B
If you’re searching for really old-fashioned family entertainment, this is for you. In spirit it’s a remarkably faithful adaptation of Eric Knight’s 1938 book, which was famously filmed as “Lassie Come Home” in 1943, even if it toys with some of the episodes and leaves others out. Rich in lush Scottish landscapes, period detail, live-action canine heroics (no CGI trickery) and outgoing human emotion, “Lassie” is likely to prove way too much a throwback to appeal to today’s jaded audiences in what will probably be a very brief sojourn in theatres. And when it shortly makes its way to DVD, one has to wonder whether viewers will find it preferable to the classic MGM rendition. But that doesn’t mean it’s any less enjoyable.
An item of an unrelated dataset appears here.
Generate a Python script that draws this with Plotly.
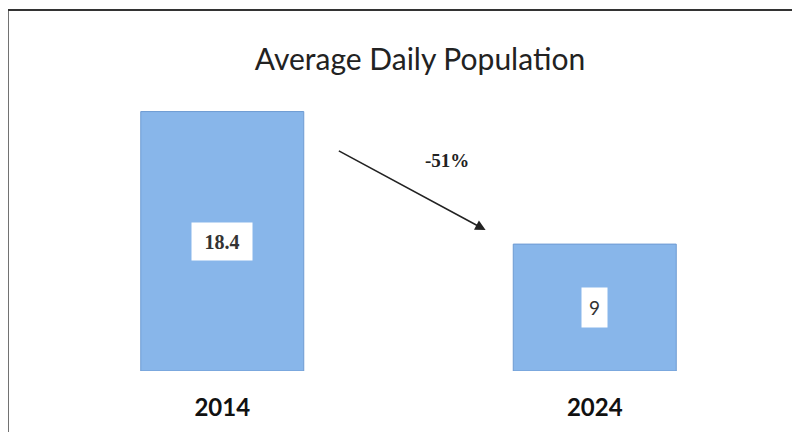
import plotly.graph_objects as go

years = ["2014", "2024"]
values = [18.4, 9]
value_labels = ["18.4", "9"]
change_label = "-51%"
title = "Average Daily Population"

fig = go.Figure()
fig.add_trace(go.Bar(
    x=years, y=values, width=0.4376,
    marker=dict(color="#88b6ea", line=dict(color="#6e9bd2", width=1)),
    hoverinfo="skip",
))

fonts = ["Liberation Serif", "Lato"]
box_w = [60, 25]
box_h = [37, 39]
for i, (v, lab) in enumerate(zip(values, value_labels)):
    txt = "<b>" + lab + "</b>" if i == 0 else lab
    fig.add_annotation(
        x=i, y=v / 2, xref="x", yref="y", text=txt, showarrow=False,
        font=dict(family=fonts[i], size=20 if i == 0 else 19, color="#333333"),
        bgcolor="white", borderpad=0, width=box_w[i], height=box_h[i],
    )

# arrow showing the change
fig.add_annotation(
    x=0.707, y=10.0, ax=0.309, ay=15.67, xref="x", yref="y", axref="x", ayref="y",
    text="", showarrow=True, arrowhead=2, arrowsize=1.3, arrowwidth=1.6, arrowcolor="#222222",
)
fig.add_annotation(
    x=0.602, y=14.96, xref="x", yref="y", text="<b>" + change_label + "</b>", showarrow=False,
    font=dict(family="Liberation Serif", size=19, color="#222222"),
)

# outer frame
fig.add_shape(type="rect", xref="paper", yref="paper", x0=-0.038, y0=-0.3, x1=1.1, y1=1.28,
              line=dict(color="#333333", width=2), layer="above")

fig.update_layout(
    width=800, height=432,
    margin=dict(l=28, r=27, t=81, b=69),
    paper_bgcolor="white", plot_bgcolor="white",
    showlegend=False,
    title=dict(text=title, x=0.515, xanchor="center", y=0.88, yanchor="middle",
               font=dict(family="Lato", size=30, color="#222222")),
    xaxis=dict(range=[-0.5, 1.5], showline=False, showgrid=False, ticks="",
               tickfont=dict(family="Lato", size=24, color="#111111", weight="bold"),
               ticklabelstandoff=20),
    yaxis=dict(range=[0, 20], visible=False),
)

fig.write_html("out.html")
The story is as familiar as an old glove. In the years immediately preceding the outbreak of World War II, Lassie is the beloved pet of young Joe Carraclough (Jonathan Mason), greeting him at the schoolyard fence every afternoon. But when Joe’s father Sam (John Lynch) loses his job in the Yorkshire mines, he and Joe’s mother Sarah (Samantha Morton) must agree to accept an offer from the local nobleman, the duke of Rudling (Peter O’Toole), to buy the dog for his granddaughter Cilia (Hester Odgers). Despite the efforts of brutal trainer Eddie Hynes (Steve Pemberton), however, Lassie keeps working her way out of her cage and running home; and even after she’s taken from Yorkshire to northernmost Scotland, she escapes to make her way back to Joe. The remainder of the film is devoted to her adventures on the road, including a long-distance encounter with a couple of cricket fanatics (Edward Fox and John Standing) trying to find the Loch Ness monster, a run-in with a couple of inept dog-catchers in Glasgow that ends literally in a courtroom, and most notably a stint with a traveling puppeteer (Peter Dinklage). Of course there’s a happy but tear-filled ending, beginning, entirely appropriately, on Christmas Eve and leading to much improved circumstances for the entire Carraclough clan, man and beast.
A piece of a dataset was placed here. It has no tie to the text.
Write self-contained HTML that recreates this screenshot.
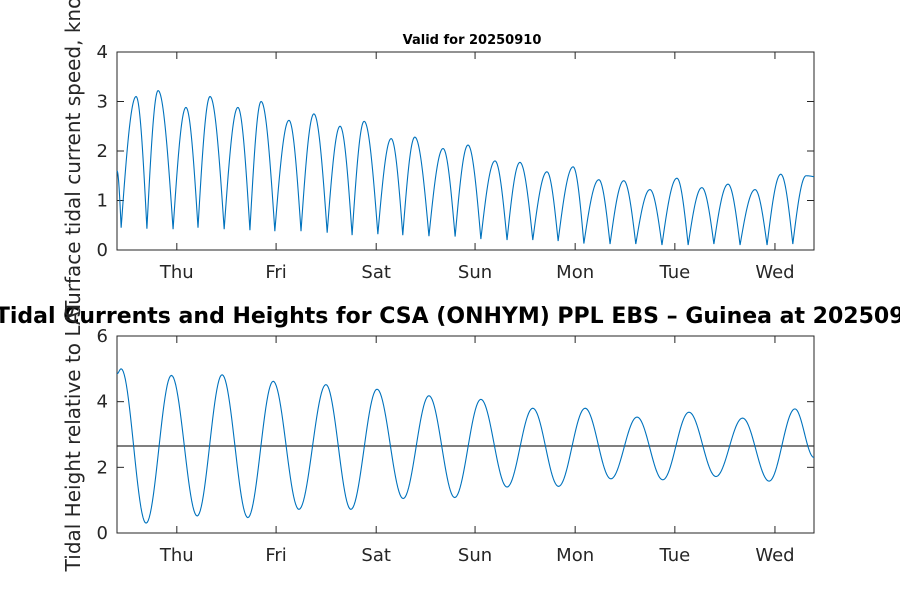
<!DOCTYPE html>
<html><head><meta charset="utf-8"><style>
body{margin:0;background:#fff}
svg{display:block;font-family:"DejaVu Sans","Liberation Sans",sans-serif}
</style></head><body>
<svg id="c" width="900" height="600" viewBox="0 0 900 600">
<rect width="900" height="600" fill="#fff"/>
</svg>
<script>
// Time in hours from start of window; total window length
const totalHours = 167.8;
const dayLabels = ["Thu","Fri","Sat","Sun","Mon","Tue","Wed"];
const dayTickHours = [14.4,38.3,62.4,86.2,110.3,134.3,158.4];
// Speed extrema (alternating trough/peak), knots
const speedTimes = [0,1,4.6,7.2,9.9,13.5,16.6,19.5,22.4,25.8,29.1,32,34.7,38,41.4,44.3,47.4,50.6,53.7,56.6,59.5,62.8,66,68.8,71.7,75.1,78.5,81.4,84.5,87.6,91,93.9,97,100.1,103.5,106.2,109.8,112.4,116,118.7,122,124.9,128.3,131.2,134.8,137.5,140.8,143.7,147.1,150,153.6,156.5,159.8,162.7,165.9,167.8];
const speedValues = [1.6,0.45,3.1,0.43,3.22,0.42,2.88,0.45,3.1,0.42,2.88,0.4,3.0,0.38,2.62,0.38,2.75,0.35,2.5,0.3,2.6,0.32,2.25,0.3,2.28,0.28,2.05,0.27,2.12,0.22,1.8,0.2,1.77,0.2,1.58,0.18,1.68,0.13,1.42,0.12,1.4,0.12,1.22,0.1,1.45,0.1,1.26,0.12,1.33,0.1,1.22,0.1,1.53,0.12,1.5,1.48];
// Height extrema, metres
const heightTimes = [0,1,7,13.1,19.3,25.3,31.5,37.6,43.8,50.3,56.3,62.6,68.9,75.1,81.3,87.6,93.9,100.1,106.3,112.7,118.9,125.2,131.4,137.7,144.2,150.6,157,163.2,167.8];
const heightValues = [4.85,5.0,0.3,4.8,0.52,4.82,0.47,4.62,0.72,4.52,0.72,4.38,1.05,4.18,1.08,4.07,1.4,3.8,1.42,3.8,1.65,3.53,1.62,3.68,1.72,3.5,1.58,3.78,2.3];
const meanLevel = 2.65;

const svg=document.getElementById('c');
const NS='http://www.w3.org/2000/svg';
function mk(tag,attrs,parent){const e=document.createElementNS(NS,tag);for(const k in attrs)e.setAttribute(k,attrs[k]);(parent||svg).appendChild(e);return e;}
const X0=117,X1=814;
const xs=h=>X0+(X1-X0)*h/totalHours;

function axes(name,top,bot,ymax,yticks,times,vals,sharpTroughs,mean){
  const ys=v=>bot-(bot-top)*v/ymax;
  const g=mk('g',{});
  
  
  const box=mk('rect',{x:X0,y:top,width:X1-X0,height:bot-top,fill:'#fff',stroke:'#262626','stroke-width':1},g);
  
  
  yticks.forEach(v=>{
    const y=ys(v);
    mk('line',{x1:X0,x2:X0+7,y1:y,y2:y,stroke:'#262626'},g);
    mk('line',{x1:X1,x2:X1-7,y1:y,y2:y,stroke:'#262626'},g);
    const t=mk('text',{x:X0-9,y:y+6,'text-anchor':'end','font-size':18,fill:'#262626'},g);
    t.textContent=v;
    
    
  });
  dayTickHours.forEach((h,i)=>{
    const x=xs(h);
    mk('line',{x1:x,x2:x,y1:bot,y2:bot-7,stroke:'#262626'},g);
    mk('line',{x1:x,x2:x,y1:top,y2:top+7,stroke:'#262626'},g);
    const t=mk('text',{x:x,y:bot+28,'text-anchor':'middle','font-size':18,fill:'#262626'},g);
    t.textContent=dayLabels[i];
    
    
  });
  let d='';
  for(let i=0;i<times.length-1;i++){
    const t0=times[i],t1=times[i+1],v0=vals[i],v1=vals[i+1];
    const n=24;
    for(let k=(i===0?0:1);k<=n;k++){
      const u=k/n;let f;
      if(sharpTroughs){
        if(v1>v0) f=Math.sin(u*Math.PI/2); else f=1-Math.cos(u*Math.PI/2);
      } else f=(1-Math.cos(u*Math.PI))/2;
      const v=v0+(v1-v0)*f;
      d+=(d?'L':'M')+xs(t0+(t1-t0)*u).toFixed(2)+','+ys(v).toFixed(2);
    }
  }
  if(mean!==undefined){
    const m=mk('line',{x1:X0,x2:X1,y1:ys(mean),y2:ys(mean),stroke:'#333','stroke-width':1.2},g);
    
    
  }
  const p=mk('path',{d:d,fill:'none',stroke:'#0072bd','stroke-width':1.1},g);
  
  
}
axes('speed-axes',52,250,4,[0,1,2,3,4],speedTimes,speedValues,true);
axes('height-axes',336,533,6,[0,2,4,6],heightTimes,heightValues,false,meanLevel);

const t1=mk('text',{x:472,y:44,'text-anchor':'middle','font-size':13,'font-weight':'bold',fill:'#000'});
t1.textContent='Valid for 20250910';


const t2=mk('text',{x:465,y:323,'text-anchor':'middle','font-size':22,'font-weight':'bold',fill:'#000'});
t2.textContent='Tidal Currents and Heights for CSA (ONHYM) PPL EBS  \u2013 Guinea at 20250910';


const yl1=mk('text',{x:0,y:0,'text-anchor':'middle','font-size':20,fill:'#262626',transform:'translate(80,148) rotate(-90)'});
yl1.textContent='Surface tidal current speed, knots';


const yl2=mk('text',{x:0,y:0,'text-anchor':'middle','font-size':20,fill:'#262626',transform:'translate(80,436) rotate(-90)'});
yl2.textContent='Tidal Height relative to LAT';


</script>
</body></html>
Writer-director Charles Sturridge tells this story in a very leisurely way, exulting in the lovely locations, the gorgeous widescreen cinematography of Howard Atherton, the abilities of the well-trained animals, and the contributions of an impressive slew of human performers, starting with tykes Mason and Odgers, who–though they might not efface memories of Roddy McDowall amd Elizabeth Taylor–are spunky and personable, and proceeding past Morton and Lynch to folks like O’Toole, Fox and Dinklage, who seem to be having a rousing good time and in whose company it’s a joy to spend some time, even if their material is sometimes a bit limp. The lesser roles are filled remarkably well, too; some of England’s best character actors and actresses show up here, sometimes for just seconds, and recite their lines with an aplomb that can’t help but bring a smile to your face.
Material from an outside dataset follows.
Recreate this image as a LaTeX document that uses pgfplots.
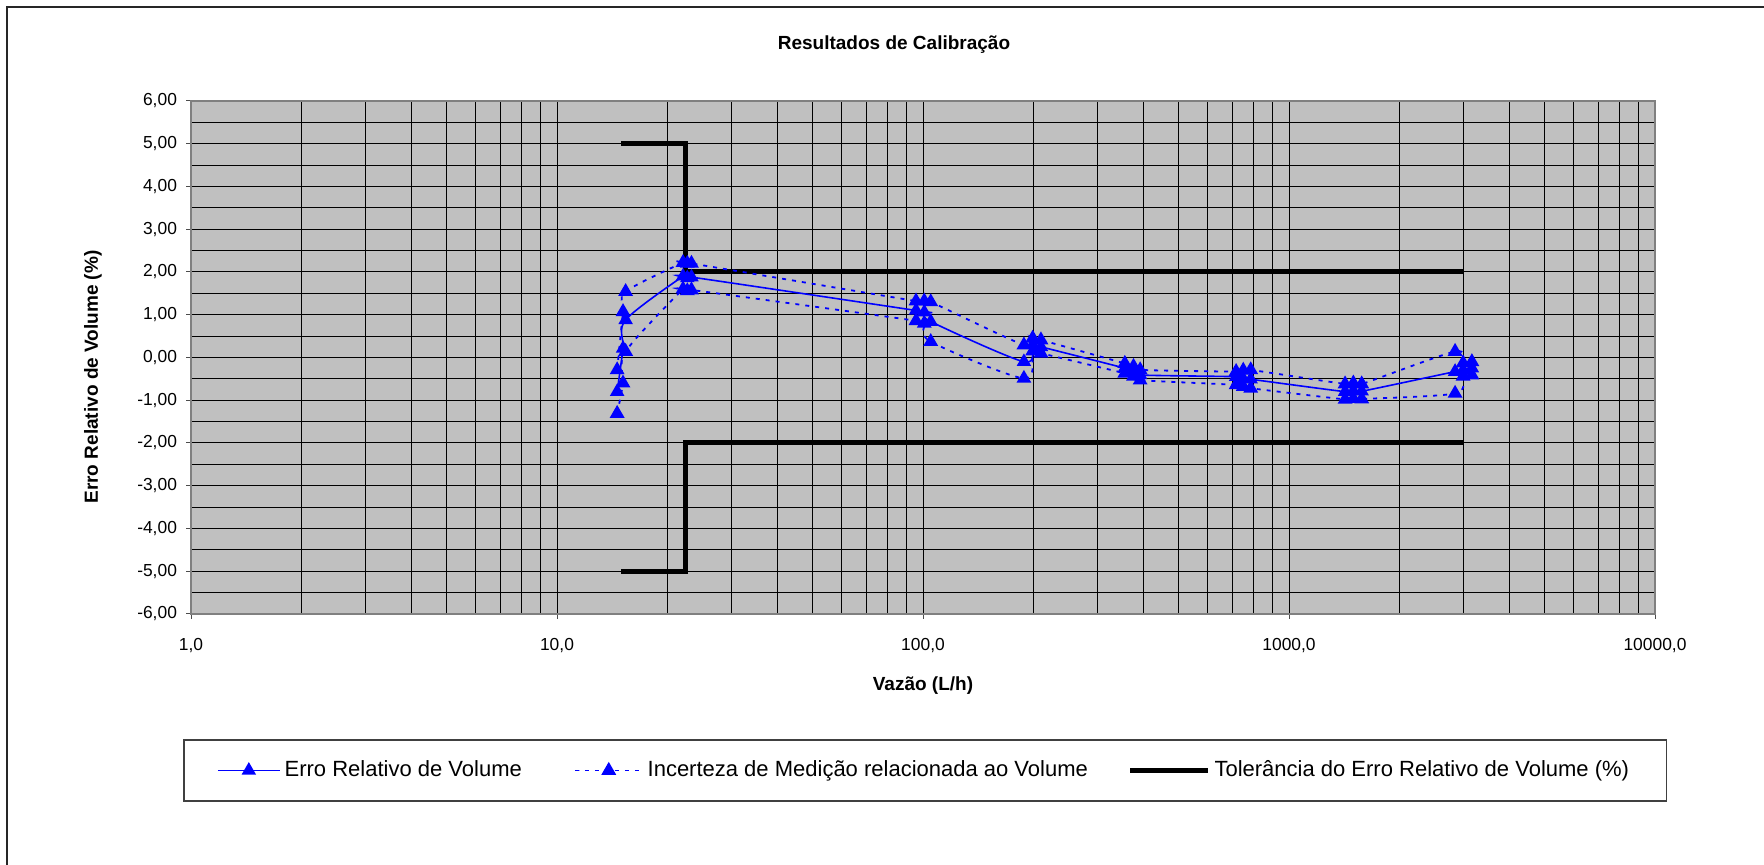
\documentclass[border=0pt]{standalone}
\usepackage{fontspec}
\setmainfont{Liberation Sans}
\usepackage{pgfplots}
\usepackage{pgfplotstable}
\pgfplotsset{compat=1.18}

\definecolor{plotbg}{HTML}{C0C0C0}
\definecolor{serieblue}{HTML}{0000FF}
\definecolor{axisgray}{HTML}{808080}

% Calibration points: flow (L/h), relative volume error (%), upper and lower uncertainty bounds (%)
\pgfplotstableread{
vazao  erro   sup    inf
14.6   -0.80  -0.29  -1.31
15.15   0.21   1.07  -0.60
15.4    0.88   1.54   0.14
22.1    1.90   2.22   1.60
22.7    1.86   2.20   1.56
23.3    1.88   2.20   1.58
95.7    1.10   1.32   0.86
100.8   1.06   1.32   0.80
105.0   0.84   1.30   0.37
188.7  -0.10   0.29  -0.49
199.4   0.30   0.45   0.15
210.0   0.25   0.41   0.10
356    -0.25  -0.14  -0.37
376    -0.33  -0.21  -0.44
392    -0.41  -0.29  -0.53
717    -0.45  -0.33  -0.64
750    -0.50  -0.30  -0.68
786    -0.51  -0.29  -0.72
1423   -0.80  -0.62  -0.98
1499   -0.78  -0.60  -0.96
1580   -0.79  -0.62  -0.97
2843   -0.33   0.14  -0.84
2990   -0.30  -0.13  -0.44
3160   -0.25  -0.10  -0.41
}\calib

% Tolerance limits of the relative volume error (%)
\pgfplotstableread{
vazao tol
15    5
22.5  5
22.5  2
3000  2
}\tolsup
\pgfplotstableread{
vazao tol
15    -5
22.5  -5
22.5  -2
3000  -2
}\tolinf

\begin{document}
\begin{tikzpicture}
\path[use as bounding box] (0pt,0pt) rectangle (882pt,432.5pt);
% chart area frame
\draw[line width=1pt, black!85] (3.65pt,-5pt) -- (3.65pt,428.85pt) -- (890pt,428.85pt);
% chart title
\node[font=\bfseries\fontsize{9.5}{11}\selectfont] at (447pt,410pt) {Resultados de Calibração};
\begin{axis}[
  at={(95.5pt,125.5pt)}, anchor=south west,
  scale only axis, width=732pt, height=256.5pt,
  xmode=log, log basis x=10,
  xmin=1, xmax=10000, ymin=-6, ymax=6,
  xtick={1,10,100,1000,10000},
  xticklabels={{1,0},{10,0},{100,0},{1000,0},{10000,0}},
  minor xtick={2,3,4,5,6,7,8,9,20,30,40,50,60,70,80,90,200,300,400,500,600,700,800,900,2000,3000,4000,5000,6000,7000,8000,9000},
  ytick={-6,-5,-4,-3,-2,-1,0,1,2,3,4,5,6},
  yticklabels={{-6,00},{-5,00},{-4,00},{-3,00},{-2,00},{-1,00},{0,00},{1,00},{2,00},{3,00},{4,00},{5,00},{6,00}},
  minor ytick={-5.5,-4.5,-3.5,-2.5,-1.5,-0.5,0.5,1.5,2.5,3.5,4.5,5.5},
  grid=both,
  major grid style={black, line width=0.5pt},
  minor grid style={black, line width=0.5pt},
  axis background/.style={fill=plotbg},
  axis line style={axisgray, line width=0.8pt},
  tick align=outside,
  xtick pos=bottom, ytick pos=left,
  major tick length=2.5pt, minor tick length=0pt,
  tick style={black!70, line width=0.5pt},
  ticklabel style={font=\fontsize{8.7}{10}\selectfont},
  xticklabel style={yshift=-6pt},
  yticklabel style={xshift=-1pt},
  xlabel={Vazão (L/h)},
  xlabel style={at={(rel axis cs:0.5,-0.1395)}, anchor=center, font=\bfseries\fontsize{9.5}{11}\selectfont},
  ylabel={Erro Relativo de Volume (\%)},
  ylabel style={at={(rel axis cs:-0.0669,0.462)}, anchor=center, font=\bfseries\fontsize{9.5}{11}\selectfont},
  legend columns=3,
  legend cell align=left,
  legend image code/.code={\draw[mark repeat=2,mark phase=2] plot coordinates {(0pt,0pt) (15.5pt,0pt) (31pt,0pt)};},
  legend style={at={(0.5014,-0.305)}, anchor=center, draw=black!75, line width=0.6pt, fill=white,
    font=\fontsize{11}{13}\selectfont, inner xsep=16.5pt, inner ysep=8.5pt,
    /tikz/column 2/.style={column sep=24pt},
    /tikz/column 4/.style={column sep=17.8pt}},
]
\addplot[black, line width=2.5pt, forget plot] table[x=vazao, y=tol]{\tolsup};
\addplot[black, line width=2.5pt, forget plot] table[x=vazao, y=tol]{\tolinf};

\addplot[serieblue, line width=0.8pt, smooth, tension=0.5,
  mark=triangle*, mark size=3.4pt, mark options={solid, fill=serieblue}]
  table[x=vazao, y=erro]{\calib};
\addlegendentry{Erro Relativo de Volume}

\addplot[serieblue, line width=0.9pt, dash pattern=on 2pt off 3pt, smooth, tension=0.5,
  mark=triangle*, mark size=3.4pt, mark options={solid, fill=serieblue},
  legend image code/.code={\draw[mark repeat=2,mark phase=2] plot coordinates {(0pt,0pt) (17pt,0pt) (34pt,0pt)};}]
  table[x=vazao, y=sup]{\calib};
\addlegendentry{Incerteza de Medição relacionada ao Volume}

\addplot[serieblue, line width=0.9pt, dash pattern=on 2pt off 3pt, smooth, tension=0.5,
  mark=triangle*, mark size=3.4pt, mark options={solid, fill=serieblue}, forget plot]
  table[x=vazao, y=inf]{\calib};

\addlegendimage{black, line width=2.5pt,
  legend image code/.code={\draw (0pt,0pt) -- (39pt,0pt);}}
\addlegendentry{Tolerância do Erro Relativo de Volume (\%)}
\end{axis}
\end{tikzpicture}
\end{document}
Unfortunately, despite its virtues “Lassie” will probably suffer the same fate as another solid but largely ignored British adaptation of a much-loved book, Caroline Thompson’s 1994 take on Anna Sewell’s “Black Beauty.” It was good, too, but too tame for modern kid audiences, who’ve been trained to demand fare that’s hyperkinetic and coarse. (There’s not a flatulence gag or vomit scene anywhere here.) That’s a pity, but it’s the way the culture has developed; and in today’s crass environment the run of a nice, pleasant, quietly engaging but slow and determinedly old-school piece of family entertainment like this in theatres will probably have to be measured in dog time–-a day for a week.